Improved anomaly detection and classification for robotic aerospace drilling using multiple step data driven methods
摘要
Aerospace assembly involves millions of drilling cycles per airframe, the majority still performed by hand, and results in many out-of-tolerance holes that need to be identified and corrected. This cost in time and quality means that achieving one-way assembly and using more automation are clear goals for the industry. A large obstacle to both of these is that the inherent variability in the quality of drilled holes requires frequent time consuming inspections, and necessitates breaking apart the structure to inspect and clean the inside of stacked components.

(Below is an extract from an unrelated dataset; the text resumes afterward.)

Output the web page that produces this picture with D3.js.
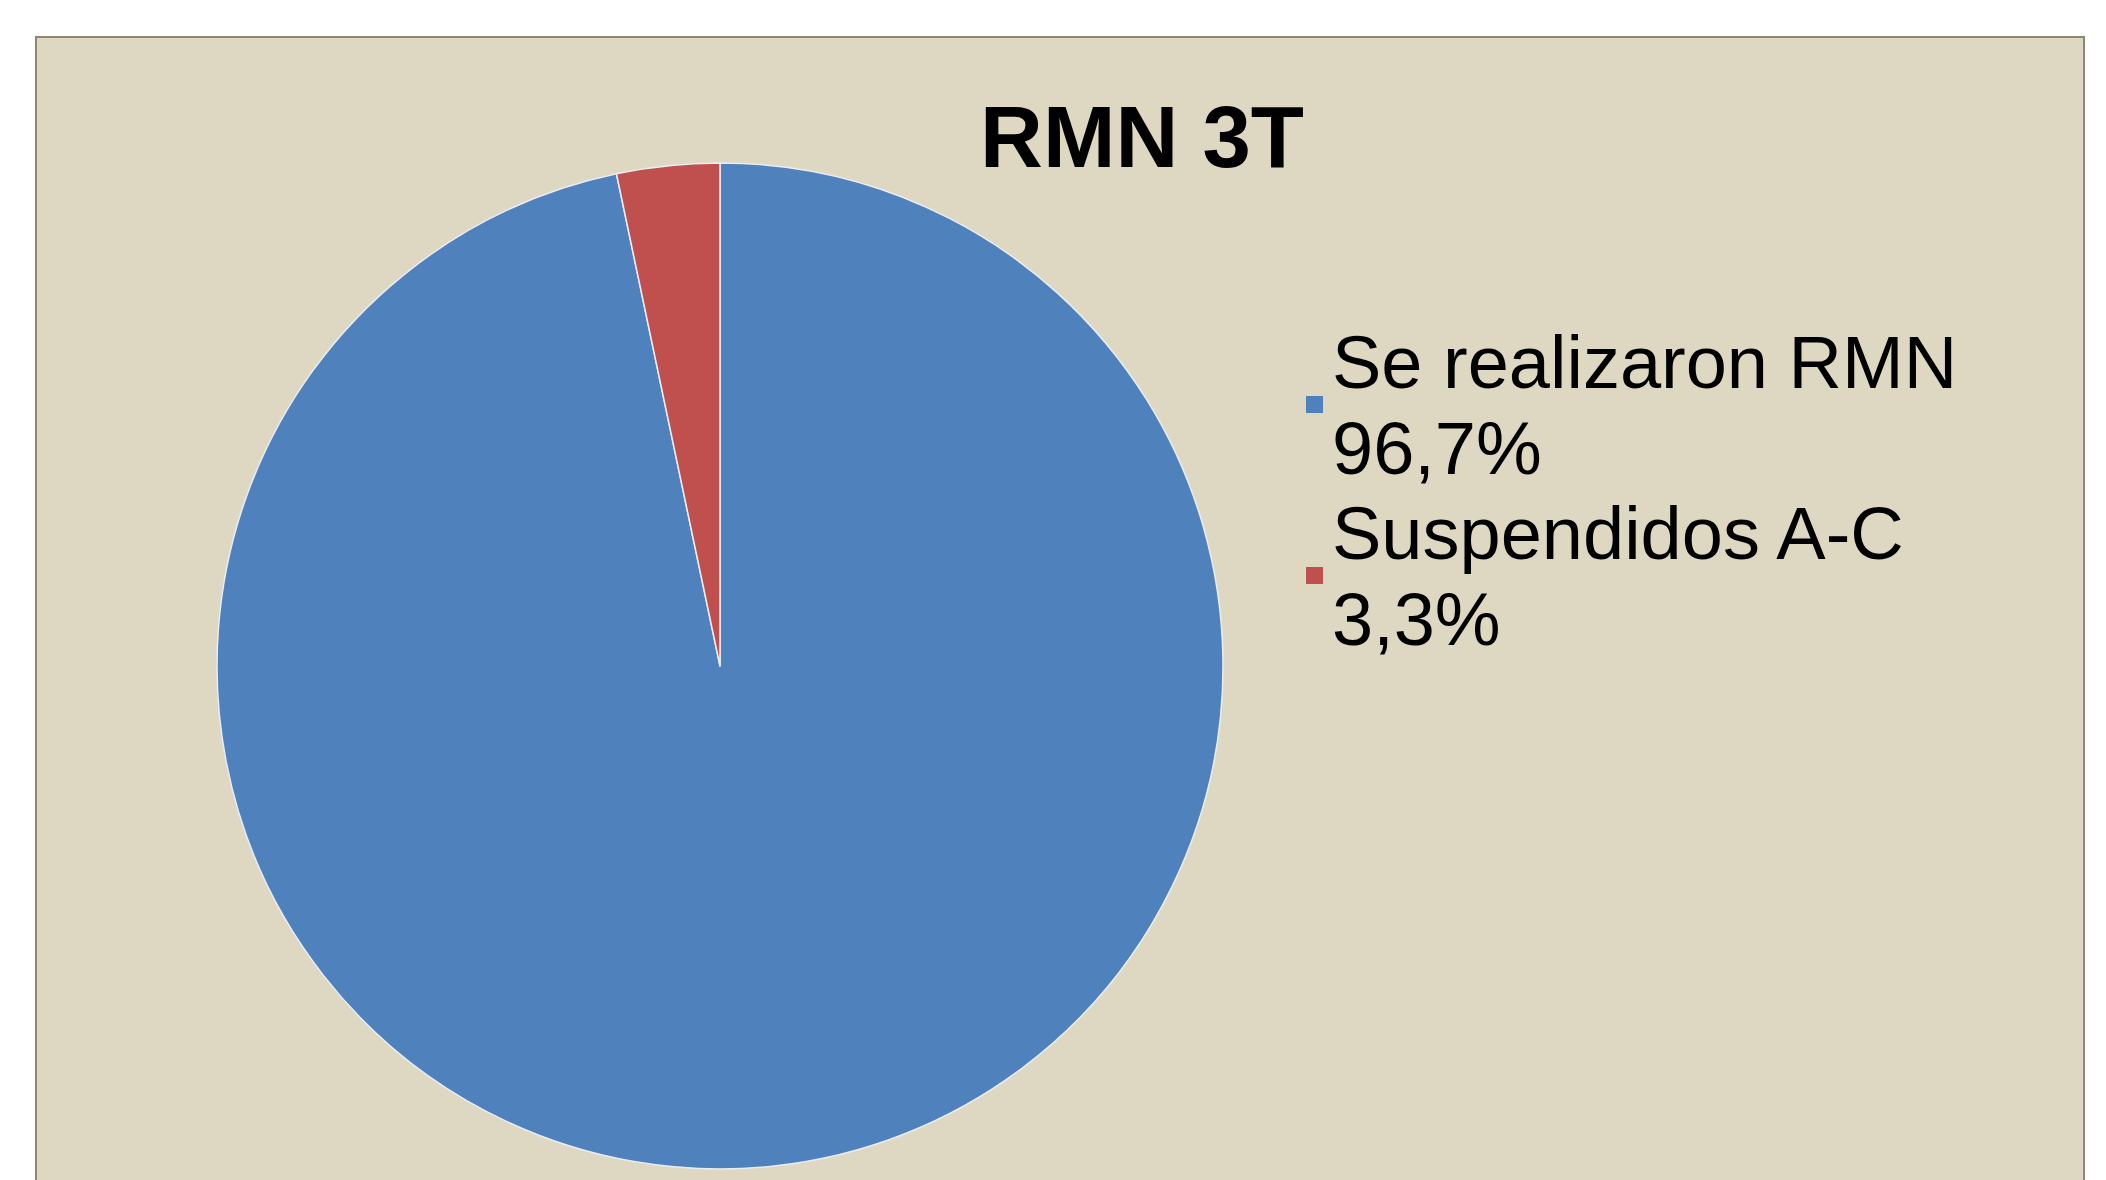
<!DOCTYPE html>
<html>
<head>
<meta charset="utf-8">
<script src="https://d3js.org/d3.v7.min.js"></script>
<style>
  html, body { margin: 0; padding: 0; background: #ffffff; }
  svg { display: block; }
  .title { font-family: "Liberation Sans", Arial, sans-serif; font-weight: bold; font-size: 87px; fill: #000; }
  .legend text { font-family: "Liberation Sans", Arial, sans-serif; font-size: 74px; fill: #000; }
</style>
</head>
<body>
<svg id="myGraph" width="2106" height="1180"></svg>
<script>
// data
var categories = ["Se realizaron RMN", "Suspendidos A-C"];
var values = [96.7, 3.3];
var valueLabels = ["96,7%", "3,3%"];
var colors = ["#4f81bd", "#c0504d"];

window.addEventListener("load", function(){
var svgWidth = 2106;
var svgHeight = 1180;
var cx = 720, cy = 666;   // centro del pastel
var radius = 503;

var svg = d3.select("#myGraph");

// fondo y marco del area del grafico
svg.append("rect")
  .attr("x", 36).attr("y", 37)
  .attr("width", 2048).attr("height", svgHeight)
  .attr("fill", "#ded8c3")
  .attr("stroke", "#8d8773")
  .attr("stroke-width", 2);

// titulo
svg.append("text")
  .attr("class", "title")
  .attr("x", 1142).attr("y", 167)
  .attr("text-anchor", "middle")
  .text("RMN 3T");

// pastel
var pie = d3.pie().sort(null);
var arc = d3.arc().innerRadius(0).outerRadius(radius);

svg.append("g")
  .attr("transform", "translate(" + cx + "," + cy + ")")
  .selectAll("path")
  .data(pie(values))
  .enter()
  .append("path")
  .attr("d", arc)
  .attr("fill", function(d, i){ return colors[i]; })
  .attr("stroke", "#e9ecf2")
  .attr("stroke-width", 1.5)
  .attr("stroke-linejoin", "round");

// leyenda
var lineH = 85.5;
var legend = svg.append("g")
  .attr("class", "legend")
  .attr("transform", "translate(1306, 388)");

var items = legend.selectAll("g")
  .data(categories)
  .enter()
  .append("g")
  .attr("transform", function(d, i){ return "translate(0," + (i * 2 * lineH) + ")"; });

items.append("rect")
  .attr("x", 0).attr("y", 8)
  .attr("width", 17).attr("height", 17)
  .attr("fill", function(d, i){ return colors[i]; });

items.append("text")
  .attr("x", 26).attr("y", 0)
  .text(function(d){ return d; });

items.append("text")
  .attr("x", 26).attr("y", lineH)
  .text(function(d, i){ return valueLabels[i]; });
});
</script>
</body>
</html>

This work proposes and implements a multi-step machine learning method to identify anomalies in aerospace drilling cycles, and classify them to allow for tailored mitigation strategies to be deployed. Time series data are collected for each cycle at 1 kHz and then segmented using an algorithm developed with domain-specific knowledge. These segments are used to train clustering models that detect anomalies for each segment. The results from all segments are then used in a decision tree or random forest model to classify the anomalies. The normal condition and the engineered anomalies are selected to represent likely industrial cases, with industry-relevant tolerances defining holes as anomalies to enable investigation of process variability even under ideal conditions. The results show performance equal to or better than existing methods, with an average F1 score of 0.91, and specific types of anomaly detected with perfect accuracy. Classification of anomaly type is achieved with an average F1 of 0.63, showing promise on particular anomalies but challenges with others.